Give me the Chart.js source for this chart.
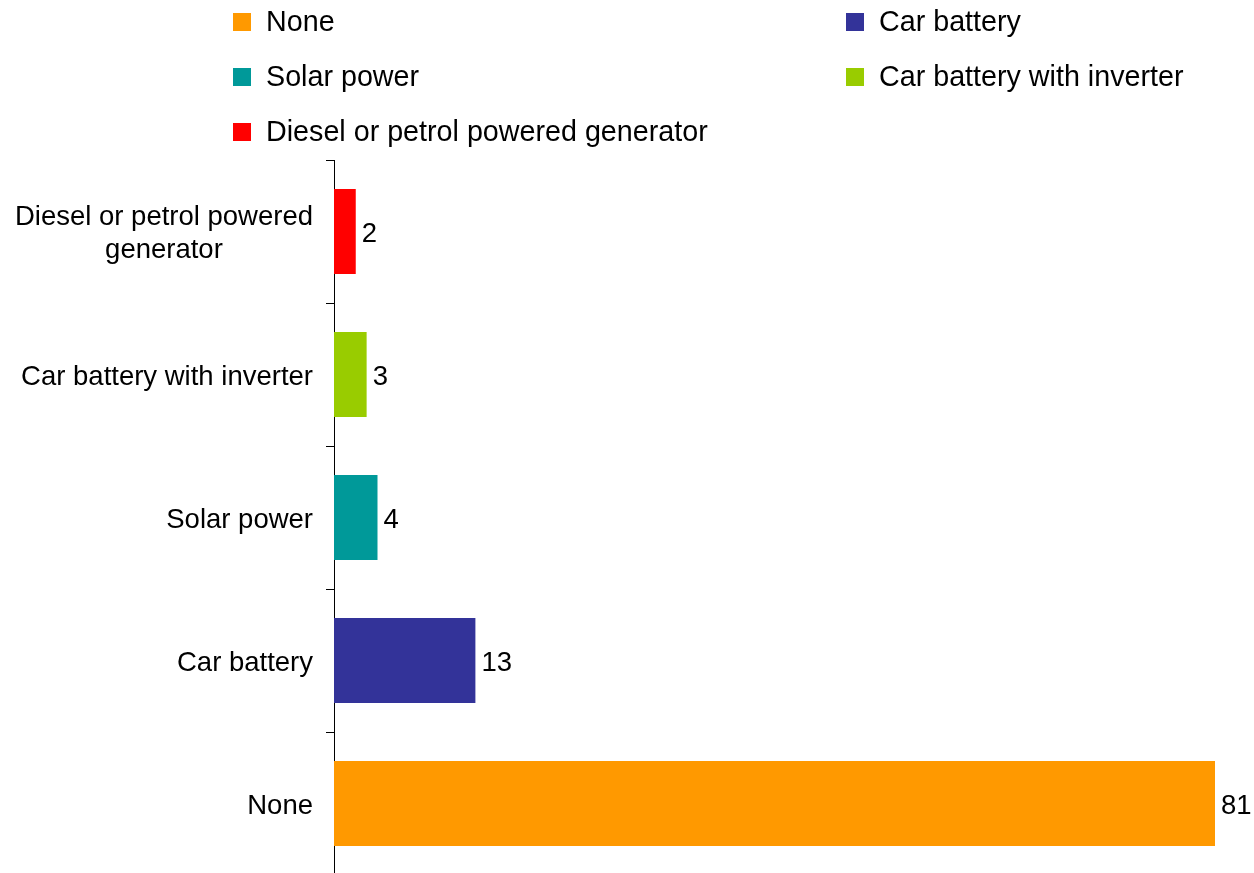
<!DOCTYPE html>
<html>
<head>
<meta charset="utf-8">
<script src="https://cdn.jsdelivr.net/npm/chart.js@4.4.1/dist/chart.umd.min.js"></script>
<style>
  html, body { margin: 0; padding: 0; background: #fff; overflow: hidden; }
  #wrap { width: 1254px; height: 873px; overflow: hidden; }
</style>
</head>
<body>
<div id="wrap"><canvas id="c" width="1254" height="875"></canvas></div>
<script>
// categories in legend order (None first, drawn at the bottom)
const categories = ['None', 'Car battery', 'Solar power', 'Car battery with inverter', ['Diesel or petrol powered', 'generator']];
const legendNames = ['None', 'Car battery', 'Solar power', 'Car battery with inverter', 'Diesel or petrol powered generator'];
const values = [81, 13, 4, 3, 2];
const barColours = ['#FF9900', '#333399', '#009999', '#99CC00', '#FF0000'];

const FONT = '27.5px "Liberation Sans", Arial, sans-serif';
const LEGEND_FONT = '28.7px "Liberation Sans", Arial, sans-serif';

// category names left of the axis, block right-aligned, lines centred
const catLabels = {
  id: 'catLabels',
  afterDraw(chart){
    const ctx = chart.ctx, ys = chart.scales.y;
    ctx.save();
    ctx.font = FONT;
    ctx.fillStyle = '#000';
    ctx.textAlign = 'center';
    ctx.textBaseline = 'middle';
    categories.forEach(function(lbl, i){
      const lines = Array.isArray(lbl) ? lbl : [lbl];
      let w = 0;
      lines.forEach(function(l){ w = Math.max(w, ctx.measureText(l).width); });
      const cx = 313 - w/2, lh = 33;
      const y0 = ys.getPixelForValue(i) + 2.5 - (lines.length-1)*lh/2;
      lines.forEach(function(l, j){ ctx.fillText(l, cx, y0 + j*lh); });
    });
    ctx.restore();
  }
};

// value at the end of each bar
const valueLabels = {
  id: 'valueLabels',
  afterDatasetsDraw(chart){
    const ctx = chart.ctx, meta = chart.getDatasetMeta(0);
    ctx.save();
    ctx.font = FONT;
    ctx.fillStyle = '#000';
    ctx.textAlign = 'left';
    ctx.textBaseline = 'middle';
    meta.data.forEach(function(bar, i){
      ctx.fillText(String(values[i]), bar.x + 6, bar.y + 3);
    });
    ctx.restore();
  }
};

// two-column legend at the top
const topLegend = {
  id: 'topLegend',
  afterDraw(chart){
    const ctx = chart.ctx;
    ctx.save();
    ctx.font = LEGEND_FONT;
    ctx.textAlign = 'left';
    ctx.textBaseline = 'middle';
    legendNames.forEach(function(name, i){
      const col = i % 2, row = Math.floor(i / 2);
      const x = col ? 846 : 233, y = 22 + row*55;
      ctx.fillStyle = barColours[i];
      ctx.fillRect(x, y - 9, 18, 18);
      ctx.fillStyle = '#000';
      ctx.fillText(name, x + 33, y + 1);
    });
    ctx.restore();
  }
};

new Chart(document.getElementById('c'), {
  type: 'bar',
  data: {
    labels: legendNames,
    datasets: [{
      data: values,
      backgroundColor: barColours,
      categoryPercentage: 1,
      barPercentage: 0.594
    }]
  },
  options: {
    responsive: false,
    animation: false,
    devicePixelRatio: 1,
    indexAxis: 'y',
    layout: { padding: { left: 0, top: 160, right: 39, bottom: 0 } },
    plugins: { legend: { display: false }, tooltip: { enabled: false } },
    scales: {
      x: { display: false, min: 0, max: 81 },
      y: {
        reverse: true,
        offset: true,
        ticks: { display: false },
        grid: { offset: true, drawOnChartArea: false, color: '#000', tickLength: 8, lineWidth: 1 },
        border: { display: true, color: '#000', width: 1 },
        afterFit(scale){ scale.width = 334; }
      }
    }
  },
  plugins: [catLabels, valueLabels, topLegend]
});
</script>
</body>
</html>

· · · · ·

*Written instruction*: Make an exact reproduction of the listing above, without any pictures.

*Solution to the exercise*:
Give me the Chart.js source for this chart.
<!DOCTYPE html>
<html>
<head>
<meta charset="utf-8">
<script src="https://cdn.jsdelivr.net/npm/chart.js@4.4.1/dist/chart.umd.min.js"></script>
<style>
  html, body { margin: 0; padding: 0; background: #fff; overflow: hidden; }
  #wrap { width: 1254px; height: 873px; overflow: hidden; }
</style>
</head>
<body>
<div id="wrap"><canvas id="c" width="1254" height="875"></canvas></div>
<script>
// categories in legend order (None first, drawn at the bottom)
const categories = ['None', 'Car battery', 'Solar power', 'Car battery with inverter', ['Diesel or petrol powered', 'generator']];
const legendNames = ['None', 'Car battery', 'Solar power', 'Car battery with inverter', 'Diesel or petrol powered generator'];
const values = [81, 13, 4, 3, 2];
const barColours = ['#FF9900', '#333399', '#009999', '#99CC00', '#FF0000'];

const FONT = '27.5px "Liberation Sans", Arial, sans-serif';
const LEGEND_FONT = '28.7px "Liberation Sans", Arial, sans-serif';

// category names left of the axis, block right-aligned, lines centred
const catLabels = {
  id: 'catLabels',
  afterDraw(chart){
    const ctx = chart.ctx, ys = chart.scales.y;
    ctx.save();
    ctx.font = FONT;
    ctx.fillStyle = '#000';
    ctx.textAlign = 'center';
    ctx.textBaseline = 'middle';
    categories.forEach(function(lbl, i){
      const lines = Array.isArray(lbl) ? lbl : [lbl];
      let w = 0;
      lines.forEach(function(l){ w = Math.max(w, ctx.measureText(l).width); });
      const cx = 313 - w/2, lh = 33;
      const y0 = ys.getPixelForValue(i) + 2.5 - (lines.length-1)*lh/2;
      lines.forEach(function(l, j){ ctx.fillText(l, cx, y0 + j*lh); });
    });
    ctx.restore();
  }
};

// value at the end of each bar
const valueLabels = {
  id: 'valueLabels',
  afterDatasetsDraw(chart){
    const ctx = chart.ctx, meta = chart.getDatasetMeta(0);
    ctx.save();
    ctx.font = FONT;
    ctx.fillStyle = '#000';
    ctx.textAlign = 'left';
    ctx.textBaseline = 'middle';
    meta.data.forEach(function(bar, i){
      ctx.fillText(String(values[i]), bar.x + 6, bar.y + 3);
    });
    ctx.restore();
  }
};

// two-column legend at the top
const topLegend = {
  id: 'topLegend',
  afterDraw(chart){
    const ctx = chart.ctx;
    ctx.save();
    ctx.font = LEGEND_FONT;
    ctx.textAlign = 'left';
    ctx.textBaseline = 'middle';
    legendNames.forEach(function(name, i){
      const col = i % 2, row = Math.floor(i / 2);
      const x = col ? 846 : 233, y = 22 + row*55;
      ctx.fillStyle = barColours[i];
      ctx.fillRect(x, y - 9, 18, 18);
      ctx.fillStyle = '#000';
      ctx.fillText(name, x + 33, y + 1);
    });
    ctx.restore();
  }
};

new Chart(document.getElementById('c'), {
  type: 'bar',
  data: {
    labels: legendNames,
    datasets: [{
      data: values,
      backgroundColor: barColours,
      categoryPercentage: 1,
      barPercentage: 0.594
    }]
  },
  options: {
    responsive: false,
    animation: false,
    devicePixelRatio: 1,
    indexAxis: 'y',
    layout: { padding: { left: 0, top: 160, right: 39, bottom: 0 } },
    plugins: { legend: { display: false }, tooltip: { enabled: false } },
    scales: {
      x: { display: false, min: 0, max: 81 },
      y: {
        reverse: true,
        offset: true,
        ticks: { display: false },
        grid: { offset: true, drawOnChartArea: false, color: '#000', tickLength: 8, lineWidth: 1 },
        border: { display: true, color: '#000', width: 1 },
        afterFit(scale){ scale.width = 334; }
      }
    }
  },
  plugins: [catLabels, valueLabels, topLegend]
});
</script>
</body>
</html>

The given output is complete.